Have you had any uncomfortable situations in your church, or any other, where racism was overt against a non-white? If so, tell us about that situation.

Not in my present church, but growing up I was taught in Sunday school (not regularly but I remember it being taught) that slavery was a result of the curse that God placed on Ham. The decedents of Japheth were white people, Europeans. The descendants of Shem were Semites, Jews etc... and those who came from Ham were black. That is why they were in slavery. Also we were told that interracial marriages were a sin. The church I grew up in was adjacent to my neighborhood, (I could walk there). 

The church was over a hundred years old. The area changed from rural to neighborhoods. First it was an all white neighborhood, then slowly that began to change. The church never did. It was always awkward when a black family visited. Everyone's head turned to watch them walk down the aisle to their seat. This never would have happened if it was a white family. That had to be really uncomfortable for those families....they never came back. 

We used a lot of racial slurs in our youth group and told racist jokes sometimes....we were never corrected or rebuked. It makes me sick to my stomach to think I participated in that.

How does the gospel help us regarding ethnic/cultural/socio-economic issues in Reformed and Presbyterian churches?

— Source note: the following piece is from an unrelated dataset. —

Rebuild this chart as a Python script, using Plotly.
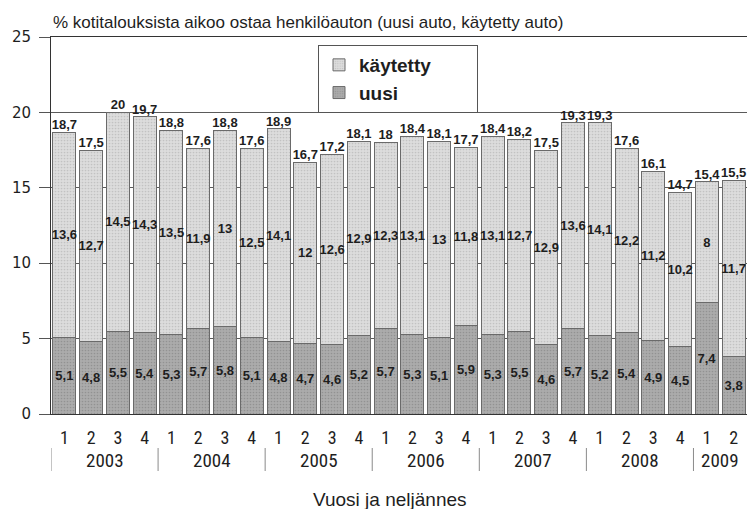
import plotly.graph_objects as go

# Quarterly survey: share of households planning to buy a car (%)
years = ["2003"] * 4 + ["2004"] * 4 + ["2005"] * 4 + ["2006"] * 4 + ["2007"] * 4 + ["2008"] * 4 + ["2009"] * 2
quarters = ["1", "2", "3", "4"] * 6 + ["1", "2"]

uusi = [5.1, 4.8, 5.5, 5.4, 5.3, 5.7, 5.8, 5.1, 4.8, 4.7, 4.6, 5.2, 5.7,
        5.3, 5.1, 5.9, 5.3, 5.5, 4.6, 5.7, 5.2, 5.4, 4.9, 4.5, 7.4, 3.8]
kaytetty = [13.6, 12.7, 14.5, 14.3, 13.5, 11.9, 13, 12.5, 14.1, 12, 12.6, 12.9, 12.3,
            13.1, 13, 11.8, 13.1, 12.7, 12.9, 13.6, 14.1, 12.2, 11.2, 10.2, 8, 11.7]

y_ticks = [0, 5, 10, 15, 20, 25]

categories = [f"{y}/{q}" for y, q in zip(years, quarters)]
totals = [round(a + b, 1) for a, b in zip(uusi, kaytetty)]


def fi(v):
    """Finnish number format: decimal comma, no trailing .0"""
    s = f"{v:g}"
    return s.replace(".", ",")


W, H = 747, 509
M_L, M_R, M_T, M_B = 51, 0, 37, 95
plot_h = H - M_T - M_B

TXT = "#1e1e1e"
label_font = dict(family="Liberation Sans, Arial, sans-serif", size=13, color=TXT, weight="bold")
narrow = "Liberation Sans Narrow, Arial Narrow, Roboto Condensed, Liberation Sans, sans-serif"
NB = "\u00a0"

fig = go.Figure()

fig.add_trace(go.Bar(
    name="uusi" + NB * 14, x=categories, y=uusi,
    text=[fi(v) for v in uusi], textposition="inside", insidetextanchor="middle",
    textangle=0, constraintext="none", textfont=label_font,
    marker=dict(color="#ababab", line=dict(color="#6a6a6a", width=1),
                pattern=dict(shape=".", fgcolor="#7a7a7a", size=3, solidity=0.25)),
))
fig.add_trace(go.Bar(
    name="käytetty" + NB * 6, x=categories, y=kaytetty,
    text=[fi(v) for v in kaytetty], textposition="inside", insidetextanchor="middle",
    textangle=0, constraintext="none", textfont=label_font,
    marker=dict(color="#dcdcdc", line=dict(color="#6a6a6a", width=1),
                pattern=dict(shape=".", fgcolor="#a8a8a8", size=3, solidity=0.25)),
))
# bar totals above each stack
fig.add_trace(go.Scatter(
    x=categories, y=totals, mode="text", text=[fi(v) for v in totals],
    textposition="top center", textfont=label_font, showlegend=False, hoverinfo="skip",
))

# year group labels and separators below the quarter labels
groups = []
for i, y in enumerate(years):
    if not groups or groups[-1][0] != y:
        groups.append([y, i, i])
    else:
        groups[-1][2] = i

def py(px):
    """pixel row -> paper y"""
    return (H - M_B - px) / plot_h

for name, start, end in groups:
    fig.add_annotation(x=(start + end) / 2, y=py(460), xref="x", yref="paper",
                       text=name, showarrow=False, yanchor="middle",
                       font=dict(family=narrow, size=19, color=TXT))
    fig.add_shape(type="line", xref="x", yref="paper",
                  x0=start - 0.5, x1=start - 0.5, y0=py(448), y1=py(471),
                  line=dict(color="#8a8a8a", width=1))

fig.add_annotation(x=0, y=py(22), xref="paper", yref="paper", xanchor="left", yanchor="middle",
                   text="% kotitalouksista aikoo ostaa henkilöauton (uusi auto, käytetty auto)",
                   showarrow=False, font=dict(family="Liberation Sans, Arial, sans-serif", size=17, color=TXT))
fig.add_annotation(x=(389.5 - M_L) / (W - M_L - M_R), y=py(500), xref="paper", yref="paper",
                   yanchor="middle", text="Vuosi ja neljännes", showarrow=False,
                   font=dict(family="Liberation Sans, Arial, sans-serif", size=19, color=TXT))

fig.update_layout(
    width=W, height=H,
    margin=dict(l=M_L, r=M_R, t=M_T, b=M_B),
    paper_bgcolor="white", plot_bgcolor="white",
    barmode="stack", bargap=0.14,
    separators=", ",
    showlegend=True,
    legend=dict(x=(318 - M_L) / (W - M_L - M_R), y=py(45), xanchor="left", yanchor="top",
                bgcolor="white", bordercolor="#555", borderwidth=1,
                font=dict(family="Liberation Sans, Arial, sans-serif", size=19, color=TXT, weight="bold"),
                tracegroupgap=0),
    xaxis=dict(type="category", range=[-0.5, len(categories) - 0.5],
               tickvals=categories, ticktext=quarters, ticks="",
               tickfont=dict(family=narrow, size=18, color=TXT), ticklabelstandoff=7,
               showline=True, mirror=True, linecolor="#333", linewidth=1,
               showgrid=False, zeroline=False),
    yaxis=dict(range=[0, 25], tickvals=y_ticks, ticks="outside", ticklen=11, tickcolor="#555",
               tickfont=dict(family="DejaVu Sans, sans-serif", size=15, color=TXT),
               ticklabelstandoff=5,
               showline=True, linecolor="#333", linewidth=1,
               showgrid=True, gridcolor="#5a5a5a", gridwidth=1, zeroline=False),
)

fig.write_html("out.html")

It reminds me that I am a white-Gentile. I was an alien, a stranger, an outsider. Historically and as far as my heritage goes I was not part of the people of God. But Jesus has come and he tore down that wall and I have access as a full member, not second class, not provisional, not JV, but full status as an adopted son. What was once distinct Christ has made one in himself tearing down the dividing wall of hostility. The extent to which fellowship happens across ethnic/cultural/socio-economic lines communicates and demonstrates a glorious gospel truth. When this doesn't happen truths and implications of the gospel can be hidden or compromised. Christ is restoring the Image of God in man. All races and cultures reflect different and beautiful aspects of the image of God. Without each other we are missing out on experiencing and communicating to the world the beauties of our creator and redeemer. The gospel should remind me that I have no place whatsoever to view myself as superior to anyone else. It should also provide the context in which we can confess and repent of failures in the past to live out the gospel in light of racism and elitism. Jesus wasn't white, God isn't white. If the new heavens and earth only had white people or middle class people it would be imperfect. The gospel is bigger than white people. We are the minority as far as Christianity goes currently I believe, as far as the majority Christian world is in the southern and eastern hemisphere. The gospel is world wide and ethnic wide and cultural wide and socio-economic wide in its scope. That should help us see that these issues need to be addressed in the Reformed and Presbyterian churches. 

Do you have any other thoughts you would like to share?

I have a lot of growing to do. Thanks for walking with me in this.